[Begin Data shown]

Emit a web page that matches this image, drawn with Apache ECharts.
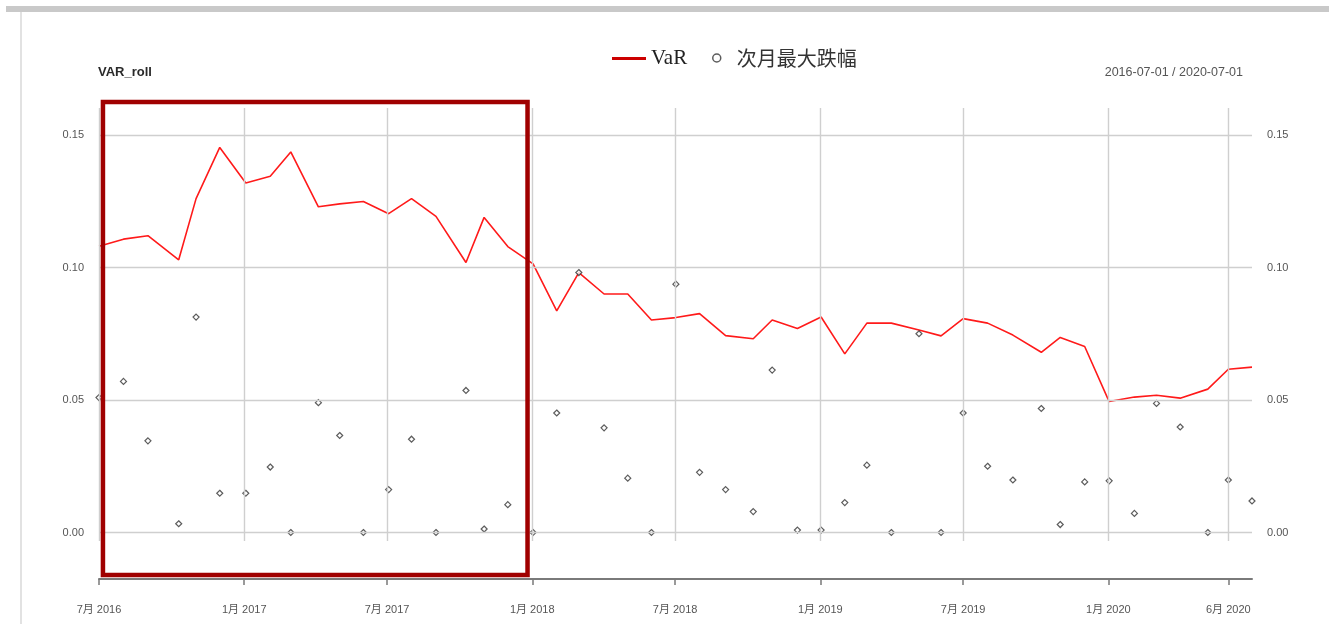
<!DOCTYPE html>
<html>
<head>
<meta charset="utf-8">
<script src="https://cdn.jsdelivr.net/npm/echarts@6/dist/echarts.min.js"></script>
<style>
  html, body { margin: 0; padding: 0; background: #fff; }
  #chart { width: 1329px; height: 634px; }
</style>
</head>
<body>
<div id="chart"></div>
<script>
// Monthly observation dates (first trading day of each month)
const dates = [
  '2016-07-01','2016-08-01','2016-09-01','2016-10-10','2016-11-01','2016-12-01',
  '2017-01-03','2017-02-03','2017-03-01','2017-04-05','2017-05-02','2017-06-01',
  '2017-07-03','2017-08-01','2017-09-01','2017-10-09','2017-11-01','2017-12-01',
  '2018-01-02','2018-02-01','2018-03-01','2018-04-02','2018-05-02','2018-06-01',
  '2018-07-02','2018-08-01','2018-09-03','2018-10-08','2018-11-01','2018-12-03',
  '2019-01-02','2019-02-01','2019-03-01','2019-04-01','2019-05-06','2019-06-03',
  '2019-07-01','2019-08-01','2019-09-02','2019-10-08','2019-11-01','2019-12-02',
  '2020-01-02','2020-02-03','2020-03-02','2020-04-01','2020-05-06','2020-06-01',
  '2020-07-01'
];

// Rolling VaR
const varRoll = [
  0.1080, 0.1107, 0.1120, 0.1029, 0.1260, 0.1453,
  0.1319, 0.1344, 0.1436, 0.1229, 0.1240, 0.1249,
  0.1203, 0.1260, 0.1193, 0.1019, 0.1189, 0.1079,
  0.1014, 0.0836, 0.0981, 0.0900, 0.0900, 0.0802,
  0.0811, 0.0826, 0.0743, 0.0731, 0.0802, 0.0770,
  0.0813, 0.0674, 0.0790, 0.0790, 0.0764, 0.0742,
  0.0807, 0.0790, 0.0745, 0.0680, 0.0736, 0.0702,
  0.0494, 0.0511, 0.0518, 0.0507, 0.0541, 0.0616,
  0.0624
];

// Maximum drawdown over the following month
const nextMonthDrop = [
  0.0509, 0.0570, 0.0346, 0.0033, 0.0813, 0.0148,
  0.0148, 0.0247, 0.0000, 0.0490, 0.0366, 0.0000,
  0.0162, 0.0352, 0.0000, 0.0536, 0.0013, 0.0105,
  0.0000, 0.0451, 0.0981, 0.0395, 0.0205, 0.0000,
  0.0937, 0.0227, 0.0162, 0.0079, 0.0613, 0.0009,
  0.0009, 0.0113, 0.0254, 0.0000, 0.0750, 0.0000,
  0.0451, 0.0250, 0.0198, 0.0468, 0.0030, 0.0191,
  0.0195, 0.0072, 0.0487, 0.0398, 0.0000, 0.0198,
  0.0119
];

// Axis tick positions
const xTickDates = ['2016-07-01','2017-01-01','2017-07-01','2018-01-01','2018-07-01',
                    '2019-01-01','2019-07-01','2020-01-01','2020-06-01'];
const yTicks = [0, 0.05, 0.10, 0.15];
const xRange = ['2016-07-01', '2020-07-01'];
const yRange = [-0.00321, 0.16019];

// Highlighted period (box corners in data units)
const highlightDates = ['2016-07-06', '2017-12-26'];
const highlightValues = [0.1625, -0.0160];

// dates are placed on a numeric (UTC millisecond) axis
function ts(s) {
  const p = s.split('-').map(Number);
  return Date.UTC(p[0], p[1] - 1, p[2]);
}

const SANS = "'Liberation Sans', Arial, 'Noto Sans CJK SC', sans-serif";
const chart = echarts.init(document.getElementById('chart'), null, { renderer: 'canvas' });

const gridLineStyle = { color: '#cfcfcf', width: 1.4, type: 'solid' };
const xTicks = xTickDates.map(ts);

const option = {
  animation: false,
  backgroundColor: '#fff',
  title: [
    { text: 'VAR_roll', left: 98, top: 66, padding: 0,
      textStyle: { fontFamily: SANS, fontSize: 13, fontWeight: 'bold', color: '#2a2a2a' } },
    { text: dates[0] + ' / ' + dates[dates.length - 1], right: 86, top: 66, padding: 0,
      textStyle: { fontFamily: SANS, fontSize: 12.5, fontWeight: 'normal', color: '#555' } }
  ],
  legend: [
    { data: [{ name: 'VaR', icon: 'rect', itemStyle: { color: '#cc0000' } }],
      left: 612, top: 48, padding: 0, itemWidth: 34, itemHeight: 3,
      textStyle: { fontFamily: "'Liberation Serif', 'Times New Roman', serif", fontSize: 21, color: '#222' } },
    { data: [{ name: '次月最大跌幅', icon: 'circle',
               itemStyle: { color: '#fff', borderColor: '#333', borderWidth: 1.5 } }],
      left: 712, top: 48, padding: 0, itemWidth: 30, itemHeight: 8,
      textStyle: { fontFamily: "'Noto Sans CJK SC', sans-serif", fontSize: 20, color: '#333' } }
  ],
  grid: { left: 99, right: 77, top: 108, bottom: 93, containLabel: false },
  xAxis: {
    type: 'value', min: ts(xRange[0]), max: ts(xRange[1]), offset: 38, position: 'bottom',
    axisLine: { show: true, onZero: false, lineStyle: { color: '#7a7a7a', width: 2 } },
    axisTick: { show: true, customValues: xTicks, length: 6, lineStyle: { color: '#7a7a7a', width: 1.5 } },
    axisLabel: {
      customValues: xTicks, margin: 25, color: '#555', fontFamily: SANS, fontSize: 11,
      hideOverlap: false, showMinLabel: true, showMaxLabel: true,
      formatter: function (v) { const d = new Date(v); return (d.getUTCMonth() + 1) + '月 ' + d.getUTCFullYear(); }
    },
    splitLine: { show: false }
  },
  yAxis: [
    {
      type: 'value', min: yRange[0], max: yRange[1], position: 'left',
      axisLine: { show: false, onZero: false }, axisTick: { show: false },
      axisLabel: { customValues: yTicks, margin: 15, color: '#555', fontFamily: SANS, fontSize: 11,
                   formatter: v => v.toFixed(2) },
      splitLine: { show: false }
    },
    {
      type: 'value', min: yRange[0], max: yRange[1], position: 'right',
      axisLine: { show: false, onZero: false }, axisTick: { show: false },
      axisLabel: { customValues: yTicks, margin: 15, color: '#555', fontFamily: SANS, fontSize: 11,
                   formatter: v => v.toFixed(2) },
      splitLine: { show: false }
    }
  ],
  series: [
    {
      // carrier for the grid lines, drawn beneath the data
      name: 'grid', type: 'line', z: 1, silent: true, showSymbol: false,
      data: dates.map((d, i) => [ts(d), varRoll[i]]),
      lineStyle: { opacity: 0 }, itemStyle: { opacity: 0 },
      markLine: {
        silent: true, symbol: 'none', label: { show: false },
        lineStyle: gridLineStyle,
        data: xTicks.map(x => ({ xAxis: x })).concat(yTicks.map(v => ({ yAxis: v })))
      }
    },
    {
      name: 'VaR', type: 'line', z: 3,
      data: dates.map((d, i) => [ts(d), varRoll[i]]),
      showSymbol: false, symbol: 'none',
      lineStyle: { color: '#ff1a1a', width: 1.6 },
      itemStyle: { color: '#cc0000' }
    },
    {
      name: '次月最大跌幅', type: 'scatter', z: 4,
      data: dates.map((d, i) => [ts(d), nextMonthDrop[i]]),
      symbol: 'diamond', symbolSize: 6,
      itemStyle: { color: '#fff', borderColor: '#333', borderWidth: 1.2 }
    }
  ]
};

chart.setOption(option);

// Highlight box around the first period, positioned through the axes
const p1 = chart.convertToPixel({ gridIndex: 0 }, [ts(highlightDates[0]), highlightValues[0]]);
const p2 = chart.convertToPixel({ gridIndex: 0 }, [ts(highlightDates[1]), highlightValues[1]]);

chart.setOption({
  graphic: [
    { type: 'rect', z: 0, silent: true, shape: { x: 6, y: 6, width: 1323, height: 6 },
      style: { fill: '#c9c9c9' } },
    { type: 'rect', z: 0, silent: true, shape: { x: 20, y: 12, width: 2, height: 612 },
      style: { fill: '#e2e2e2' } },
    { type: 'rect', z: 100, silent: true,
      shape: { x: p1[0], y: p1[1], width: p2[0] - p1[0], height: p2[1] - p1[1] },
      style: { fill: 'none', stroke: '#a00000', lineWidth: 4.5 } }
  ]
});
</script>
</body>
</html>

[End Data shown]

[Goal] Only a number is wanted here: how many lines in the data above include the string "drawn"?

[Response to the exercise] 2